= Collected data =
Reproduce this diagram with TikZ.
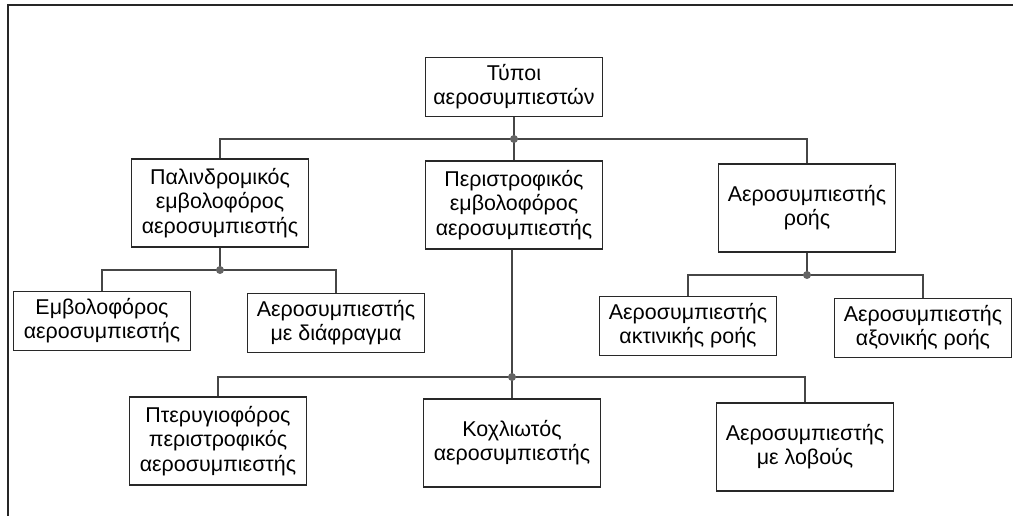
\documentclass[tikz,border=0pt]{standalone}
\usepackage{fontspec}
\setmainfont{Liberation Sans}
\definecolor{boxline}{RGB}{40,40,40}
\definecolor{wire}{RGB}{70,70,70}
\definecolor{knot}{RGB}{100,100,100}

\begin{document}
\begin{tikzpicture}[
    x=0.02cm, y=-0.02cm,
    % node styles
    box/.style = {
      draw=boxline,
      line width=0.7pt,
      minimum width=3.54cm,
      minimum height=1.18cm,
      inner sep=2pt,
      align=center,
      font=\fontsize{12.2}{13.8}\selectfont
    },
    tallbox/.style = {box, minimum height=1.76cm},
    dot/.style = {circle, fill=knot, inner sep=0pt, minimum size=0.16cm},
    % connector style
    wirestyle/.style = {line width=0.6pt, draw=wire}
  ]
  \useasboundingbox (0,0) rectangle (1013,516);

  % --- frame
  \draw[line width=1.2pt, black!85] (8,530) -- (8,5) -- (1020,5);

  % --- Nodes
  \node[box] (types) at (514,87) {Τύποι\\αεροσυμπιεστών};

  \node[tallbox] (recip) at (220,203) {Παλινδρομικός\\εμβολοφόρος\\αεροσυμπιεστής};
  \node[tallbox] (rotary) at (514,205) {Περιστροφικός\\εμβολοφόρος\\αεροσυμπιεστής};
  \node[tallbox] (flow) at (807,208) {Αεροσυμπιεστής\\ροής};

  \node[box] (piston) at (102,321) {Εμβολοφόρος\\αεροσυμπιεστής};
  \node[box] (diaph) at (336,323) {Αεροσυμπιεστής\\με διάφραγμα};

  \node[box] (radial) at (688,326) {Αεροσυμπιεστής\\ακτινικής ροής};
  \node[box] (axial) at (923,328) {Αεροσυμπιεστής\\αξονικής ροής};

  \node[tallbox] (vane) at (218,441) {Πτερυγιοφόρος\\περιστροφικός\\αεροσυμπιεστής};
  \node[tallbox] (screw) at (512,443) {Κοχλιωτός\\αεροσυμπιεστής};
  \node[tallbox] (lobe) at (805,447) {Αεροσυμπιεστής\\με λοβούς};

  % --- junctions
  \coordinate (jtop) at (514,139);
  \coordinate (jrecip) at (220,270);
  \coordinate (jflow) at (807,275);
  \coordinate (jrot) at (512,377);

  % --- Connectors
  \draw[wirestyle] (types) -- (jtop);
  \draw[wirestyle] (recip.north) |- (jtop) -| (flow.north);
  \draw[wirestyle] (jtop) -- (rotary);

  \draw[wirestyle] (recip) -- (jrecip);
  \draw[wirestyle] (piston.north) |- (jrecip) -| (diaph.north);

  \draw[wirestyle] (flow) -- (jflow);
  \draw[wirestyle] (radial.north) |- (jflow) -| (axial.north);

  \draw[wirestyle] (jrot |- rotary.south) -- (jrot);
  \draw[wirestyle] (vane.north) |- (jrot) -| (lobe.north);
  \draw[wirestyle] (jrot) -- (screw);

  \foreach \j in {jtop,jrecip,jflow,jrot}
    \node[dot] at (\j) {};

\end{tikzpicture}
\end{document}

= Problem description =
Write out the lines from the start of the material to the line with "(diaph) at (336,323)", inclusive and exactly. Skip the pictures.

= Final result =
Reproduce this diagram with TikZ.
\documentclass[tikz,border=0pt]{standalone}
\usepackage{fontspec}
\setmainfont{Liberation Sans}
\definecolor{boxline}{RGB}{40,40,40}
\definecolor{wire}{RGB}{70,70,70}
\definecolor{knot}{RGB}{100,100,100}

\begin{document}
\begin{tikzpicture}[
    x=0.02cm, y=-0.02cm,
    % node styles
    box/.style = {
      draw=boxline,
      line width=0.7pt,
      minimum width=3.54cm,
      minimum height=1.18cm,
      inner sep=2pt,
      align=center,
      font=\fontsize{12.2}{13.8}\selectfont
    },
    tallbox/.style = {box, minimum height=1.76cm},
    dot/.style = {circle, fill=knot, inner sep=0pt, minimum size=0.16cm},
    % connector style
    wirestyle/.style = {line width=0.6pt, draw=wire}
  ]
  \useasboundingbox (0,0) rectangle (1013,516);

  % --- frame
  \draw[line width=1.2pt, black!85] (8,530) -- (8,5) -- (1020,5);

  % --- Nodes
  \node[box] (types) at (514,87) {Τύποι\\αεροσυμπιεστών};

  \node[tallbox] (recip) at (220,203) {Παλινδρομικός\\εμβολοφόρος\\αεροσυμπιεστής};
  \node[tallbox] (rotary) at (514,205) {Περιστροφικός\\εμβολοφόρος\\αεροσυμπιεστής};
  \node[tallbox] (flow) at (807,208) {Αεροσυμπιεστής\\ροής};

  \node[box] (piston) at (102,321) {Εμβολοφόρος\\αεροσυμπιεστής};
  \node[box] (diaph) at (336,323) {Αεροσυμπιεστής\\με διάφραγμα};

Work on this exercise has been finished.